* [What is required]:
Retype exactly what appears below from the line containing "Rebuild this chart" down to the line containing "from matplotlib.legend_handler import", keeping both end lines. Do not include pictures.

-----

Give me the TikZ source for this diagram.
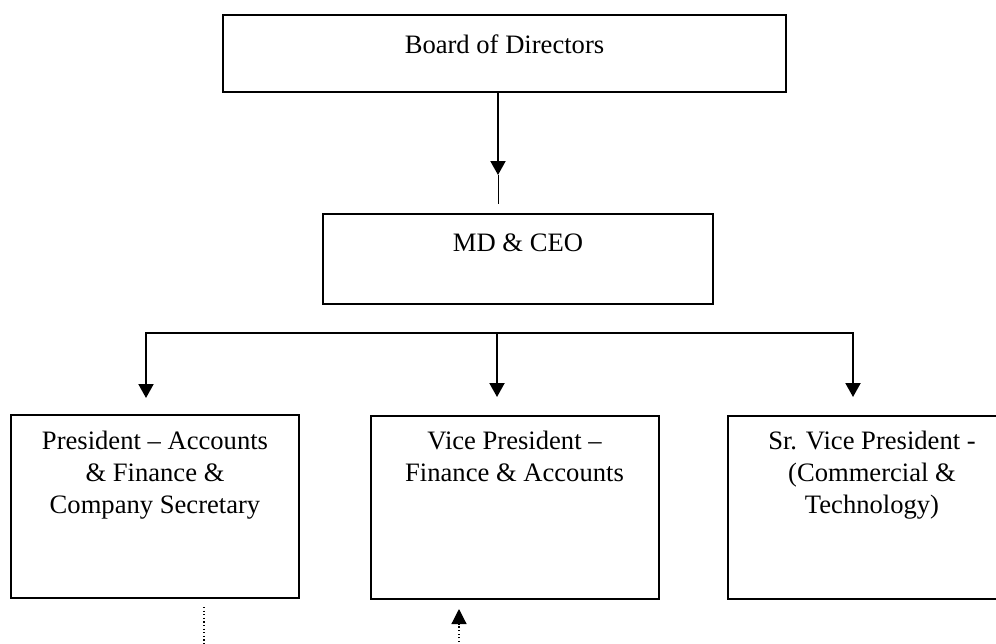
\documentclass[tikz,border=0pt]{standalone}
\usepackage{fontspec}
\setmainfont{Liberation Serif}
\usetikzlibrary{arrows.meta}
\begin{document}
\begin{tikzpicture}[x=0.5pt,y=-0.5pt,font=\fontsize{13.3pt}{16pt}\selectfont]
\useasboundingbox (0,0) rectangle (996,643);
\clip (0,0) rectangle (996,643);
\tikzstyle{box}=[draw,line width=1pt,inner sep=0pt,minimum width=144pt,minimum height=91.5pt];
\tikzstyle{txt}=[anchor=north,inner sep=0pt,align=center];
\tikzstyle{arr}=[line width=1pt,-{Triangle[length=7pt,width=7.5pt]}];
\tikzstyle{dots}=[line width=0.6pt,dash pattern=on 0.6pt off 1.2pt];
\node[box,minimum width=281.5pt,minimum height=38.5pt] (board) at (504.5,53.5) {};
\node[txt,yshift=-10pt] (boardtxt) at (board.north) {Board of Directors};
\node[box,minimum width=195pt,minimum height=45pt] (md) at (518,259) {};
\node[txt,yshift=-10pt] (mdtxt) at (md.north) {MD \& CEO};
\node[box] (pres) at (155,506.5) {};
\node[txt,yshift=-8.3pt] (prestxt) at (pres.north) {President \textendash{} Accounts\\ \& Finance \&\\ Company Secretary};
\node[box] (vp) at (514.5,507) {};
\node[txt,yshift=-8.3pt] (vptxt) at (vp.north) {Vice President \textendash\\ Finance \& Accounts};
\node[box] (svp) at (872,507) {};
\node[txt,yshift=-8.3pt] (svptxt) at (svp.north) {Sr. Vice President -\\ (Commercial \&\\ Technology)};
\coordinate (mdtip) at (498,175);
\coordinate (mdend) at (498,204);
\coordinate (split) at (497,333);
\coordinate (ptip) at (146,398);
\coordinate (vtip) at (497,397);
\coordinate (stip) at (853,397);
\coordinate (pdot) at (204,607);
\coordinate (pout) at (204,660);
\coordinate (vdot) at (459,609);
\coordinate (vin) at (459,660);
\draw[arr] (board.south -| mdtip) -- (mdtip);
\draw[line width=0.5pt] (mdtip) -- (mdend);
\draw[arr] (split) -| (ptip);
\draw[arr] (split) -- (vtip);
\draw[arr] (split) -| (stip);
\draw[dots] (pdot) -- (pout);
\draw[dots,-{Triangle[length=7.5pt,width=7.5pt]}] (vin) -- (vdot);
\end{tikzpicture}
\end{document}
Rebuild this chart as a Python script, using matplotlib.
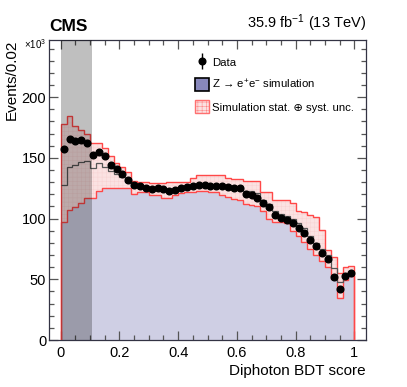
import numpy as np
import matplotlib
matplotlib.use("Agg")
import matplotlib.pyplot as plt
from matplotlib.lines import Line2D
from matplotlib.patches import Patch
from matplotlib.legend_handler import HandlerTuple

plt.rcParams['font.family'] = ['Liberation Sans', 'DejaVu Sans']
plt.rcParams['mathtext.fontset'] = 'custom'
plt.rcParams['mathtext.rm'] = 'Liberation Sans'
plt.rcParams['mathtext.it'] = 'Liberation Sans:italic'
plt.rcParams['hatch.linewidth'] = 0.3

# 50 bins of width 0.02, values in units of 10^3 events
edges = np.linspace(0, 1, 51)
data = [157.5, 165.4, 163.5, 165.0, 162.0, 152.0, 154.7, 151.7, 144.0, 140.5,
        136.6, 131.4, 127.3, 126.5, 125.4, 124.0, 124.8, 124.0, 122.6, 123.5,
        125.3, 126.0, 127.2, 127.6, 127.3, 127.0, 126.5, 126.7, 126.2, 125.2,
        125.0, 120.2, 119.5, 117.1, 113.0, 109.5, 102.6, 100.8, 99.0, 96.0,
        92.0, 88.0, 82.5, 77.0, 72.0, 67.0, 52.0, 42.0, 52.5, 55.5]
mc = [127.6, 142.7, 144.0, 146.3, 147.6, 141.3, 145.4, 142.7, 139.3, 136.6,
      133.9, 130.3, 126.0, 126.0, 125.5, 124.5, 124.5, 123.5, 123.5, 124.5,
      125.5, 126.0, 127.0, 128.0, 127.5, 127.0, 128.0, 127.5, 126.5, 126.0,
      125.5, 123.0, 122.5, 121.0, 115.5, 112.0, 106.0, 104.0, 102.0, 99.5,
      96.0, 92.0, 86.0, 80.0, 75.0, 70.0, 59.0, 48.0, 53.0, 56.0]
band_hi = [178.0, 184.5, 176.5, 173.0, 170.0, 162.5, 162.0, 157.8, 151.4, 146.0,
           142.5, 138.6, 131.1, 130.3, 130.3, 129.0, 129.0, 129.0, 130.0, 130.3,
           130.3, 130.3, 133.6, 135.5, 135.5, 135.5, 135.8, 135.5, 133.0, 132.5,
           132.5, 130.9, 130.9, 130.9, 121.5, 121.5, 115.2, 115.2, 115.2, 112.5,
           106.0, 105.6, 103.0, 101.5, 90.5, 74.0, 68.0, 55.0, 59.8, 60.9]
band_lo = [97.4, 107.0, 109.2, 112.5, 117.1, 116.6, 122.9, 124.8, 124.8, 124.8,
           124.8, 124.8, 119.9, 121.5, 121.5, 119.3, 119.3, 117.1, 117.1, 119.3,
           120.7, 122.1, 122.1, 122.6, 122.6, 121.5, 121.5, 119.3, 118.0, 116.0,
           115.0, 112.0, 111.0, 110.0, 106.0, 100.0, 97.4, 97.0, 96.0, 90.0,
           86.0, 81.0, 75.0, 70.0, 65.0, 60.0, 50.0, 34.3, 49.4, 53.0]
blind_hi = 0.105

centers = 0.5 * (edges[:-1] + edges[1:])

fig = plt.figure(figsize=(4.07, 3.87), dpi=100)
ax = fig.add_axes([0.1204, 0.1214, 0.7789, 0.7752])

zcol = '#8888bc'
pink = '#fbe2e2'
ax.stairs(mc, edges, fill=True, color=zcol, alpha=0.4, lw=0, zorder=1)
ax.stairs(band_hi, edges, baseline=band_lo, fill=True, facecolor=pink,
          edgecolor='#f7d0d0', hatch='++++', lw=0, zorder=2)
ax.stairs(band_hi, edges, baseline=0, color='#ff4848', lw=1.0, zorder=3)
ax.stairs(band_lo, edges, baseline=0, color='#ff4848', lw=1.0, zorder=3)
ax.stairs(mc, edges, baseline=None, color='#555555', lw=0.9, zorder=4)
ax.plot(centers, data, 'o', color='black', ms=4.8, zorder=5)
ax.axvspan(0, blind_hi, color='black', alpha=0.25, lw=0, zorder=6)

ax.set_xlim(-0.04, 1.04)
ax.set_ylim(0, 247)
ax.set_xticks([0, 0.2, 0.4, 0.6, 0.8, 1.0])
ax.set_xticklabels(['0', '0.2', '0.4', '0.6', '0.8', '1'])
ax.set_xticks(np.arange(0, 1.001, 0.05), minor=True)
ax.set_yticks([0, 50, 100, 150, 200])
ax.set_yticks(np.arange(0, 247, 10), minor=True)
ax.tick_params(which='both', direction='in', top=True, right=True,
               color='#555555', labelsize=10.5)
ax.tick_params(which='major', length=6.5, width=0.9)
ax.tick_params(which='minor', length=3.6, width=0.9)
ax.tick_params(axis='y', pad=2)
ax.tick_params(axis='x', pad=4)
for s in ax.spines.values():
    s.set_color('#333344')
    s.set_linewidth(0.9)

ax.set_ylabel('Events/0.02', fontsize=11, loc='top', labelpad=2)
ax.set_xlabel('Diphoton BDT score', fontsize=11, loc='right', labelpad=3)
ax.text(-0.01, 0.985, r'$\times$10$^{3}$', transform=ax.transAxes,
        ha='right', va='center', fontsize=7)
ax.text(0.0, 1.02, 'CMS', transform=ax.transAxes, ha='left', va='bottom',
        fontsize=12.5, fontweight='bold')
ax.text(1.0, 1.02, r'35.9 fb$^{-1}$ (13 TeV)', transform=ax.transAxes,
        ha='right', va='bottom', fontsize=10.5)

h_data = (Line2D([], [], color='black', marker='|', ms=11, mew=1, lw=0),
          Line2D([], [], color='black', marker='o', ms=4.8, lw=0))
h_z = Patch(facecolor=zcol, edgecolor='black', lw=1.2)
h_unc = Patch(facecolor=pink, edgecolor='#ff7070', hatch='++++', lw=1)
ax.legend([h_data, h_z, h_unc],
          ['Data', 'Z \u2192 e$^{+}$e$^{-}$ simulation',
           'Simulation stat. \u2295 syst. unc.'],
          handler_map={tuple: HandlerTuple(ndivide=1, pad=0)},
          loc='upper left', bbox_to_anchor=(0.462, 0.948), frameon=False,
          fontsize=8.2, handlelength=1.15, handleheight=1.35, handletextpad=0.3,
          labelspacing=0.82, borderpad=0, borderaxespad=0)

fig.savefig('out.png', dpi=100)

-----

* [Exercise answer]:
Rebuild this chart as a Python script, using matplotlib.
import numpy as np
import matplotlib
matplotlib.use("Agg")
import matplotlib.pyplot as plt
from matplotlib.lines import Line2D
from matplotlib.patches import Patch
from matplotlib.legend_handler import HandlerTuple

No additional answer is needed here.